Last year I came across this question below and its answer from a woman's direct understanding of both kinds of experiences. This is a question that often arises in materialistic attempts to explain the ineffable and enhanced 'non-local consciousness' experienced during a near-death experience in relation to the so-called 'DMT Molecule' that alters the chemistry of the brain during a psychedelic experience.

QUESTION: "I have read accounts of people who have taken LSD (musicians and artists, particularly) who say it profoundly changed their lives. So hallucinations can have that effect. What is the difference, then, between the brain during an NDE and the brain on say, LSD?"

ANSWER: "The difference is that brain chemistry is affected by LSD. During a near-death experience (NDE), consciousness leaves the brain. Consciousness survives death and is eternal. Having experienced both, I have some expertise.

During my NDE, (which happened forty years ago when I drowned at the age of thirty), I was part of the experience, involved in it, participating in it, one with it. There was never any fear, only overwhelming love and peace. It was more a remembering, it all came back to me, of having done this all before, knowing I was going home, an experience of having complete knowledge of the Whole/Source/God.

About 15 years later, I tried LSD a few times, also Psilocybin mushrooms and Ecstasy (MDMA). This was shortly after I found out that what I had was called a "near-death experience." Before that I didn't know what to call it and never talked about it because I was afraid people would think I was crazy or possessed. Then I started reading about other people having similar experiences.

The psychedelic experiences were as different from my NDE as looking into a fish tank and SCUBA diving around coral reefs in Nassau. The only thing similar was the out-of-body experience and exploring another dimension of the multi-verse. A big difference is between seeing and being. LSD showed me a mechanical, Newtonian universe. Mushrooms more of a fairy land, full of interesting, magical creatures from etheric to earthy or underground. Ecstasy was an exploration of my inner being from a loving perspective.

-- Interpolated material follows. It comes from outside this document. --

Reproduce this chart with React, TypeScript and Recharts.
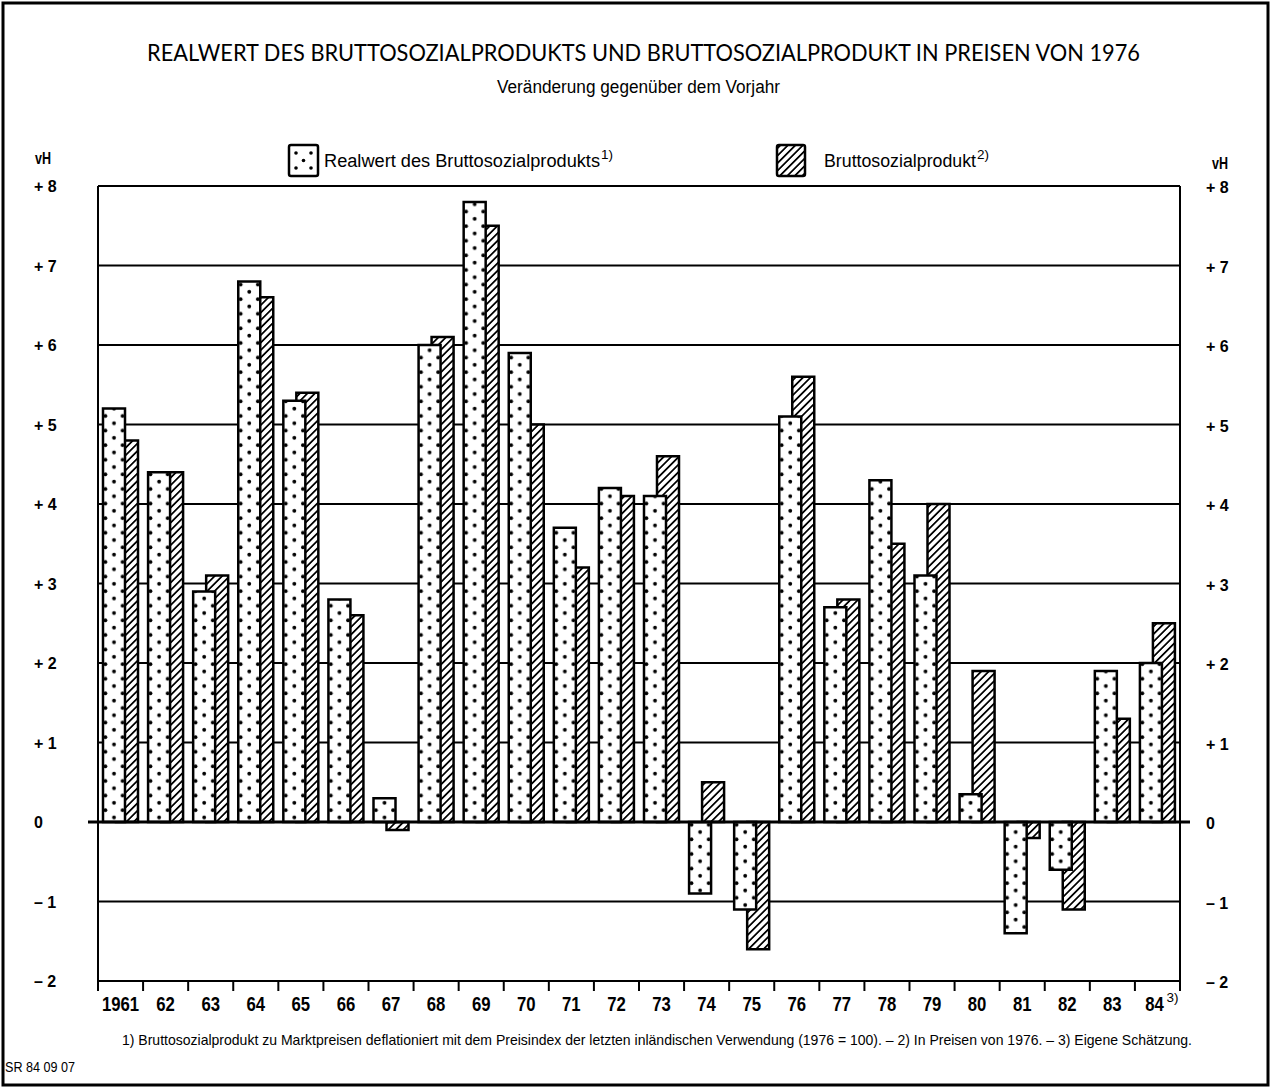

All fun and exotic, but nothing profound, ineffable, meaningful, esoteric like the NDE; from which I returned with knowledge of particle physics and galactic motion (and I'm no scientist).

Forty years later, I remember no details about anything from any of the half a dozen psychedelic experiences I had; yet I remember every detail, feeling, and emotion from my NDE. It changed the course of my life, my personality, my interests, my beliefs, and my future. I know my purpose in this life and I live it. I have no fear of death; I know what happens next! The drugs did nothing but provide a few hours of meaningless entertainment."